I signed up to Twitter on Sunday. My inner-Luddite had been resisting, but a friend talked me into it. I’ve already learned some valuable lessons. Like not to tweet while inebriated. And if you do, don’t mention the words “anal bleaching”. It may seem funny at the time, but you’ll wake to discover you have followers with certain interests. These followers will be disappointed when subsequent anal remarks you make are about your child’s smelly poo. Well, you hope they will be disappointed. Otherwise you’ve attracted some seriously wacked followers. 

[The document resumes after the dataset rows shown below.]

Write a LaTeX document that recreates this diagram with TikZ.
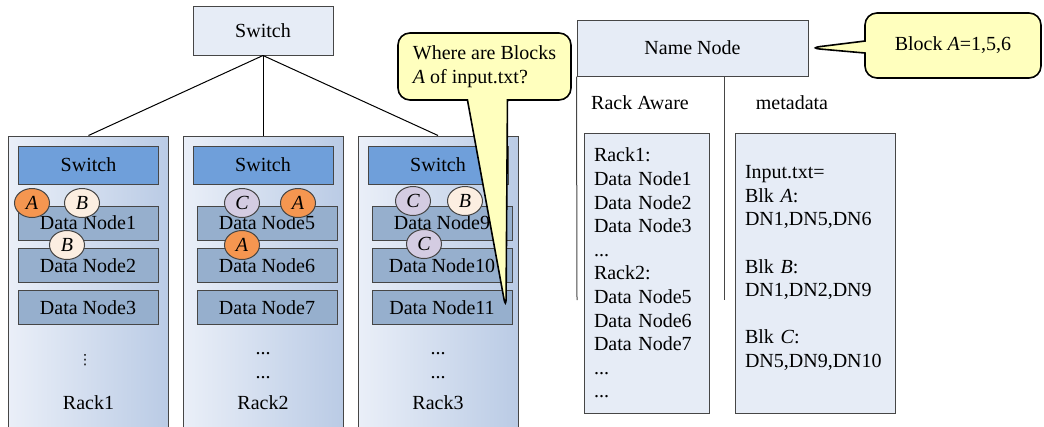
\documentclass[tikz,border=0pt]{standalone}
\usepackage{fontspec}
\setmainfont{Liberation Serif}
\newfontfamily\symfont{DejaVu Sans}
\usetikzlibrary{shapes.geometric,shapes.callouts}

\definecolor{linegray}{RGB}{70,70,70}
\definecolor{paleblue}{RGB}{230,236,246}
\definecolor{swblue}{RGB}{111,159,218}
\definecolor{dnblue}{RGB}{150,175,205}
\definecolor{rackL}{RGB}{234,239,248}
\definecolor{rackR}{RGB}{186,203,229}
\definecolor{tipyellow}{RGB}{255,255,190}
\definecolor{blkA}{RGB}{245,150,80}
\definecolor{blkB}{RGB}{252,238,225}
\definecolor{blkC}{RGB}{212,204,226}

\tikzset{
  topbox/.style={draw=linegray,line width=1pt,fill=paleblue},
  rack/.style={draw=linegray,line width=1pt,left color=rackL,right color=rackR,minimum width=160,minimum height=296},
  rackswitch/.style={draw=linegray,line width=1pt,fill=swblue,minimum width=140,minimum height=38},
  datanode/.style={draw=linegray,line width=1pt,fill=dnblue,minimum width=140,minimum height=34},
  blk/.style={ellipse,draw=linegray,line width=1pt,inner sep=0pt,minimum width=35,minimum height=29,font=\fontsize{20}{24}\selectfont\itshape},
  listbox/.style={draw=linegray,line width=1pt,fill=paleblue,align=left,inner xsep=10,minimum height=280},
  tip/.style={rectangle callout,rounded corners=12,draw=black,line width=1.6pt,fill=tipyellow}
}

\begin{document}
\begin{tikzpicture}[x=1pt,y=-1pt,font=\fontsize{20}{23.6}\selectfont]
  \useasboundingbox (0,0) rectangle (1044,426);

  % top switch and racks
  \node[topbox,minimum width=140,minimum height=49] (sw) at (263,30.5) {Switch};
  \foreach \i/\x in {1/88.5,2/263,3/438}{
    \node[rack] (rack\i) at (\x,284) {};
    \draw[line width=1pt] (sw.south) -- (rack\i.north);
    \node[rackswitch] (rsw\i) at (\x,165) {Switch};
    \node (rlab\i) at (\x,403) {Rack\i};
  }
  \foreach \n/\x/\y in {1/88/223,2/88/265.5,3/88/307.5,5/267/223,6/267/265.5,7/267/307.5,9/442/223,10/442/265.5,11/442/307.5}
    \node[datanode] (dn\n) at (\x,\y) {Data Node\n};
  \node[font=\symfont\fontsize{14}{14}\selectfont] (dots1) at (85,360) {⋮};
  \foreach \i/\x in {2/263,3/438}{
    \node (dotsa\i) at (\x,354) {...};
    \node (dotsb\i) at (\x,378) {...};
  }

  % blocks
  \foreach \n/\t/\c/\x/\y in {a1/A/blkA/32/203,b1/B/blkB/82/203,b2/B/blkB/67/245,
      c5/C/blkC/242/203,a5/A/blkA/298/203,a6/A/blkA/242/245,
      c9/C/blkC/413/201,b9/B/blkB/465/201,c10/C/blkC/424/244}
    \node[blk,fill=\c] (\n) at (\x,\y) {\t};

  % name node
  \node[topbox,minimum width=231,minimum height=56] (nn) at (692.5,48) {Name Node};
  \coordinate (vl) at (577,300);
  \coordinate (vm) at (724,300);
  \draw[line width=1pt,linegray] (nn.south west) -- (vl);
  \draw[line width=1pt,linegray] (nn.south west -| vm) -- (vm);
  \node (ra) at (640,103) {Rack Aware};
  \node (md) at (792,103) {metadata};
  \node[listbox,text width=105] (ralist) at (646.5,273)
    {Rack1:\\Data Node1\\Data Node2\\Data Node3\\...\\Rack2:\\Data Node5\\Data Node6\\Data Node7\\...\\...};
  \node[listbox,text width=140] (mdlist) at (815,273)
    {~\\Input.txt=\\Blk \textit{A}:\\DN1,DN5,DN6\\~\\Blk \textit{B}:\\DN1,DN2,DN9\\~\\Blk \textit{C}:\\DN5,DN9,DN10\\~};

  % callouts
  \coordinate (tip1) at (506,310);
  \node[tip,minimum width=173,minimum height=67,align=left,callout pointer width=40,
        callout absolute pointer={(tip1)}] (ask) at (484.5,66.5)
    {Where are Blocks\\\textit{A} of input.txt?};
  \node[tip,minimum width=176,minimum height=65,callout pointer width=12,
        callout absolute pointer={(nn.east)}] (ans) at (953,45.5)
    {Block \textit{A}=1,5,6};
\end{tikzpicture}
\end{document}
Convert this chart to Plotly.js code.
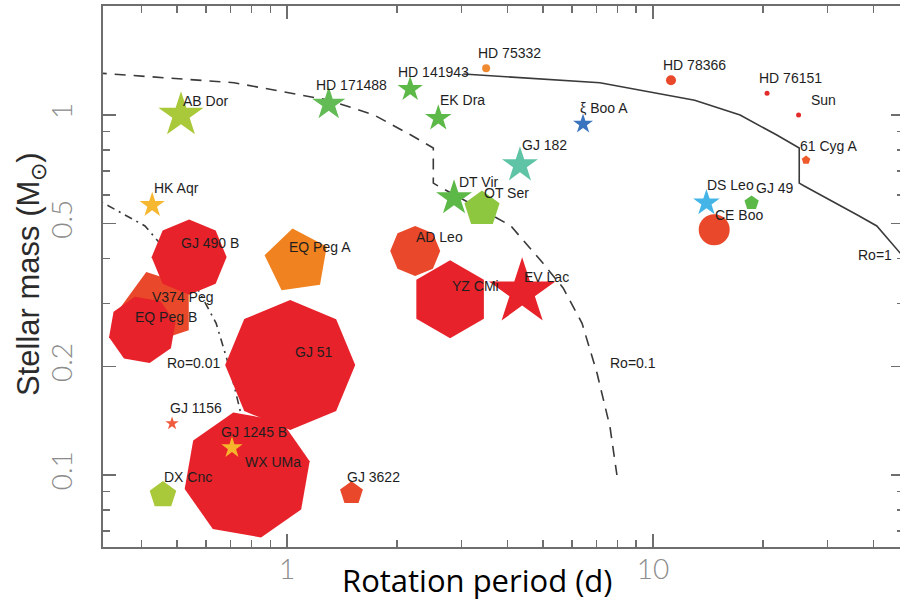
<!DOCTYPE html>
<html><head><meta charset="utf-8">
<script src="https://cdn.plot.ly/plotly-3.0.1.min.js"></script>
<style>html,body{margin:0;padding:0;overflow:hidden;background:#fff}#chart{width:904px;height:602px}</style>
</head><body><div id="chart"></div>
<script>
// ---- data ----
const starNames = ["V374 Peg","GJ 490 B","EQ Peg B","EQ Peg A","GJ 51","WX UMa","GJ 1245 B","GJ 1156","DX Cnc","GJ 3622",
  "AB Dor","HK Aqr","AD Leo","YZ CMi","EV Lac","DT Vir","OT Ser","GJ 182","HD 171488","HD 141943",
  "EK Dra","HD 75332","ξ Boo A","HD 78366","HD 76151","Sun","61 Cyg A","DS Leo","GJ 49","CE Boo"];
const periods = [0.444,0.54,0.402,1.065,1.02,0.778,0.707,0.485,0.458,1.50,
  0.513,0.428,2.24,2.79,4.39,2.86,3.41,4.33,1.30,2.17,
  2.59,3.50,6.44,11.2,20.5,25.0,26.2,14.0,18.6,14.7];
const masses = [0.291,0.403,0.253,0.393,0.202,0.100,0.119,0.139,0.088,0.089,
  1.0,0.562,0.419,0.308,0.322,0.588,0.548,0.726,1.073,1.18,
  0.98,1.35,0.944,1.25,1.15,1.0,0.75,0.57,0.57,0.48];

// Rossby number curves
const ro1Period = [3.03,7.16,13.0,17.3,21.8,25.1,25.1,25.9,36.3,40.9,50.0,56.8,64.0,70.3,76.3,79.7];
const ro1Mass   = [1.30,1.23,1.10,1.00,0.88,0.81,0.647,0.635,0.527,0.492,0.388,0.331,0.264,0.192,0.136,0.100];
const ro01Period = [0.30,0.716,1.30,1.73,2.18,2.51,2.51,2.59,3.63,4.09,5.00,5.68,6.40,7.03,7.63,7.97];
const ro01Mass   = [1.31,1.23,1.10,1.00,0.88,0.81,0.647,0.635,0.527,0.492,0.388,0.331,0.264,0.192,0.136,0.100];
const ro001Period = [0.259,0.363,0.409,0.500,0.568,0.640,0.703,0.763,0.797];
const ro001Mass   = [0.635,0.527,0.492,0.388,0.331,0.264,0.192,0.136,0.100];
const roLabels = ["Ro=0.01","Ro=0.1","Ro=1"];
const roLabelPeriod = [0.464,7.54,35.9];
const roLabelMass = [0.205,0.205,0.408];

// ticks
const xMajorTicks = [1,10];
const xTickLabels = ["1","10"];
const xMinorTicks = [0.4,0.5,0.6,0.7,0.8,0.9,2,3,4,5,6,7,8,9,20,30,40];
const yMajorTicks = [0.1,0.2,0.5,1];
const yTickLabels = ["0.1","0.2","0.5","1"];
const yMinorTicks = [0.07,0.08,0.09,0.3,0.4,0.6,0.7,0.8,0.9];

// ---- styles ----
const RED = "#e8222a", ORED = "#e9482a", GREEN = "#5cb947", YGREEN = "#a9c83a";
const markerSymbols = ["pentagon","octagon","octagon","pentagon","octagon","octagon","star","star","pentagon","pentagon",
  "star","star","octagon","hexagon","star","star","pentagon","star","star","star",
  "star","circle","star","circle","circle","circle","pentagon","star","pentagon","circle"];
const markerAngles = [-18,22.5,10,-8,22.5,10,0,0,0,0, 0,0,22.5,0,0,0,0,0,0,0, 0,0,0,0,0,0,0,0,0,0];
const markerSizes = [76,75,68,66,130,128,16,10,28,24,
  34,19,50,78,50,27,37,27,25,19,
  20,8,15,10,5,5,9,20,15,31];
const markerColors = [ORED,RED,RED,"#f0821f",RED,RED,"#f6b52a","#ef5b3c",YGREEN,ORED,
  YGREEN,"#f6b731",ORED,RED,RED,GREEN,"#8dc63f","#5fc4a6","#62bb55",GREEN,
  GREEN,"#ef8a30","#3a74bf",ORED,"#e52a2a","#e52a2a","#ef5a2a","#45b5e8",GREEN,ORED];
const labelDx = [-8,-10,-9,-10,3,-4,-13,-4,-1,-6, 0,0,-1,0,0,3,0,0,-15,-14, 0,-10,-5,-10,-10,10,-8,-1,2,-1];
const labelDy = [11,14,13,14,13,13,16,16,18,16, 14,17,14,13,15,16,16,20,19,17, 18,15,16,15,15,15,14,18,15,15];

const lineColor = "#3a3a3a";
const traces = [
  {x: ro01Period, y: ro01Mass, mode: "lines", line: {color: lineColor, width: 1.6, dash: "11px,8px"}, hoverinfo: "skip"},
  {x: ro001Period, y: ro001Mass, mode: "lines", line: {color: lineColor, width: 1.6, dash: "8px,5px,2px,5px"}, hoverinfo: "skip"},
  {x: ro1Period, y: ro1Mass, mode: "lines", line: {color: lineColor, width: 1.6}, hoverinfo: "skip"},
  {x: periods, y: masses, mode: "markers", text: starNames,
   marker: {symbol: markerSymbols, size: markerSizes, color: markerColors, angle: markerAngles, line: {width: 0}, opacity: 1}}
];

const PW = 904 - 103, PH = 602 - 6 - 55;
const labelFont = {family: "Liberation Sans, Arial, sans-serif", size: 14, color: "#1e1e1e"};
const annotations = starNames.map((n, i) => ({
  x: Math.log10(periods[i]), y: Math.log10(masses[i]), xref: "x", yref: "y",
  text: n, showarrow: false, xanchor: "left", yanchor: "middle",
  xshift: labelDx[i], yshift: labelDy[i], font: labelFont
}));
roLabels.forEach((t, i) => annotations.push({
  x: Math.log10(roLabelPeriod[i]), y: Math.log10(roLabelMass[i]), xref: "x", yref: "y",
  text: t, showarrow: false, xanchor: "left", yanchor: "middle", font: labelFont
}));
// axis titles placed as in the reference
annotations.push({
  x: (477 - 103) / PW, y: (547 - 580) / PH, xref: "paper", yref: "paper",
  text: "Rotation period (d)", showarrow: false, borderpad: 0,
  xanchor: "center", yanchor: "middle", font: {family: "Open Sans, sans-serif", size: 31, color: "#000"}
});
annotations.push({
  x: (31 - 103) / PW, y: (547 - 274) / PH, xref: "paper", yref: "paper",
  text: "Stellar mass (M<sub>⊙</sub>)", showarrow: false, textangle: -90, borderpad: 0,
  xanchor: "center", yanchor: "middle", font: {family: "Liberation Sans, Arial, sans-serif", size: 31, color: "#2b2b2b"}
});

const axisCommon = {
  type: "log", showline: true, linecolor: "#6e6e6e", linewidth: 2, mirror: "ticks",
  ticks: "inside", ticklen: 13, tickwidth: 1.5, tickcolor: "#6e6e6e",
  showgrid: false, zeroline: false,
  tickfont: {family: "Lato, sans-serif", size: 28, color: "#8c8c8c", weight: 300}
};

const layout = {
  width: 904, height: 602,
  margin: {l: 103, r: 0, t: 6, b: 55},
  paper_bgcolor: "#fff", plot_bgcolor: "#fff",
  showlegend: false,
  xaxis: Object.assign({}, axisCommon, {
    range: [-0.503, 1.686], tickmode: "array", tickvals: xMajorTicks, ticktext: xTickLabels,
    ticklabelstandoff: -4,
    minor: {tickmode: "array", tickvals: xMinorTicks, ticks: "inside", ticklen: 7, tickwidth: 1.5, tickcolor: "#6e6e6e", showgrid: false}
  }),
  yaxis: Object.assign({}, axisCommon, {
    range: [-1.2, 0.303], tickmode: "array", tickvals: yMajorTicks, ticktext: yTickLabels,
    tickangle: -90, ticklabelstandoff: 18,
    minor: {tickmode: "array", tickvals: yMinorTicks, ticks: "inside", ticklen: 7, tickwidth: 1.5, tickcolor: "#6e6e6e", showgrid: false}
  }),
  annotations: annotations
};

Plotly.newPlot("chart", traces, layout, {displayModeBar: false, staticPlot: true});
</script></body></html>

Removing the ill-considered tweet about anal bleaching proved tricky than I thought. Twitter requires too much of my antique computer’s memory and kept jamming each time I tried to locate my tweeting history. I finally took it down last night via my Blackberry. The tweet was prompted by a conversation at a school mums’ lunch last week. For the record: I have no idea why it came up, it wasn’t introduced by me and it followed a discussion about wife-swapping. Speculation about the exact location of Wife-Swap Atlantis continues to be the hot topic in my neighbourhood. Like Wife-Swap Atlantis, Twitter’s secret world has side-swiped me. So many unexpected friends and acquaintances are there. I’m beginning to understand why Facebook has gone quiet – everyone’s making their 140-character remarks on Twitter instead. I don’t quite understand why Martha Plimpton needs to tell the world that Cornel West loving Stephen Sondheim is “the greatest thing ever”. But I’m oddly fascinated that Jen Walshaw ate ”ham in coke for dinner done in the slow cooker”. Even I, queen of the gourmands, couldn’t come at that. The majority of tweets seem pretty dull/worthy/spruiky, but I’m told reading them becomes addictive. So I expect it will hook me soon enough. I might even manage some witty Twitty remarks that send hordes racing to my blog. Until then, I’ll follow the musings of Steve Martin, upTheStick, Charlie Sheen, Ricky Gervais, friends, Romans, countrymen … and hope the penny drops soon.